EnrichNet (Glaab et al., 2012) maps the input gene set onto a molecular interaction network and, using a random walk, scores distances between the genes and pathways/processes in a reference database. This network-based association score (XD-score) is relative to the average distance to all pathways and represents a deviation (positive or negative) from the average distance. As an option, EnrichNet provides XD-scores for 60 human tissues, derived from tissue-specific gene expression data.

PathExpand (Glaab et al., 2010a) maps the input pathway/process onto the human protein–protein interaction network and extends it with proteins that (1) are strongly associated with the pathway nodes; and (2) increase the pathway compactness by connecting its disconnected members. The exact expansion acceptance criteria can be modified in the plugin advanced options.

TopoGSA (Glaab et al., 2010b) maps the input gene set on an interaction network, computes its topological signature and compares it against signatures of pathways/processes in a reference database. The topological signature is built from five distinct properties, among others: network density, centrality of nodes in the network or their tendency to form clusters.

2.3 Output

The enrichment analysis finds pathways significantly associated with the input gene set (in terms of XD-score). When a pathway is selected, its expansion is constructed and a network of interactions between the gene set, pathway and expansion is generated (see Fig. 2). The topology analysis finds pathways with a pattern of interactions most similar to those in the input gene set and visually compares their topological properties (see Fig. 3).

Fig. 2.

Target gene set within Alzheimer’s disease environmental network. Grey nodes represent the input set, green the pathway and blue the overlap between them. Orange nodes represent the expansion. Interactions between the input set and added nodes are highlighted: edges to pathway nodes are green and edges to expansion nodes are orange

Fig. 3.

Comparative analysis of topological properties. The red square next to the Wnt signalling pathway represents the target network

3 CASE STUDY

We have retrieved the Alzheimer’s disease-related set of genes from Phenopedia (http://www.hugenavigator.net). The enrichment analysis of this set assigned the highest XD-score (1.94) to the Alzheimer’s disease pathway. The pathway was expanded and the disease environmental network (see Fig. 2) was generated. The following genes were added as the expansion: TMED10, METTL2B, APH1B, MMP17 and PITX3.

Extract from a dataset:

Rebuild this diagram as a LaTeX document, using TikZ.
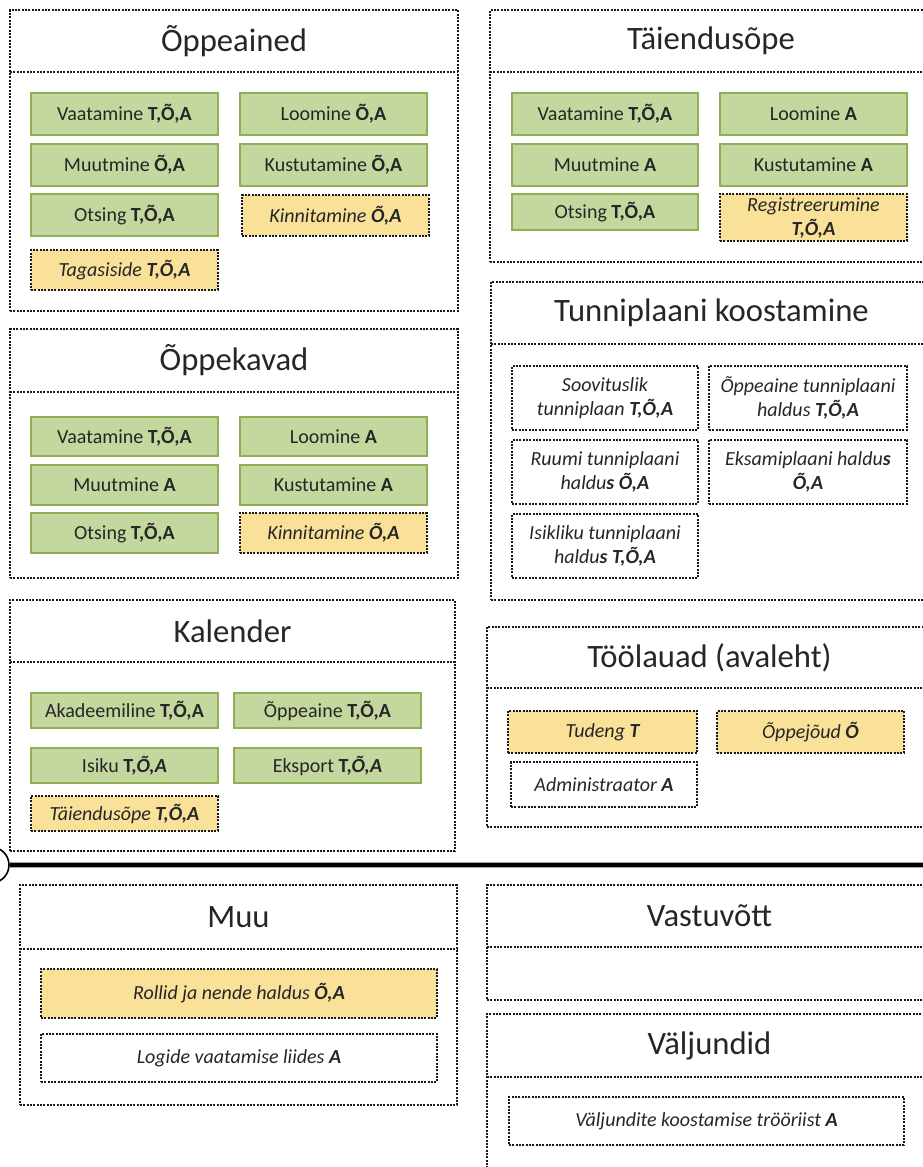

The first three of these genes have been experimentally characterized as direct Alzheimer’s cofactors (additional details in Supplementary Information). MMP17 protein family was found to play a role in β-amyloid proteins degradation related to the increase of mitogen-activated protein kinase (MAPK), the main trigger of the Alzheimer’s disease (Yoshiyama et al., 2000). PITX3 is involved in transcription of a micro-RNA that is known to have reduced expression levels in Parkinson’s diseased brains and may also contribute to the Alzheimer’s pathology development (Shioya et al., 2010).

The topological analysis of the largest connected component of the Alzheimer’s disease environmental network confirmed the previous findings. Among the most topologically similar pathways were Wnt signalling pathway related to MMP17 and Parkinson’s disease pathway related to PITX3. It also highlighted similarity to sclerosis and diabetes and several environmental information processing pathways (see Fig. 3 and Supplementary Information).

4 SUMMARY

JEPETTO integrates three different network-centric human gene set analysis methods under a single interface of the Cytoscape 3.x environment. It performs enrichment and topological analysis based on the interaction networks. It displays the target gene set within its interaction environment and identifies possible gene cofactors and topologically related pathways and processes that are unlikely to be detected using traditional term-based analysis.

In the case study of the Alzheimer’s disease-associated genes, JEPETTO was able to identify a number of known disease cofactors and suggested directions for further investigation.

Funding: Engineering and Physical Sciences Research Council [EP/J004111/1].

Conflict of Interest: none declared.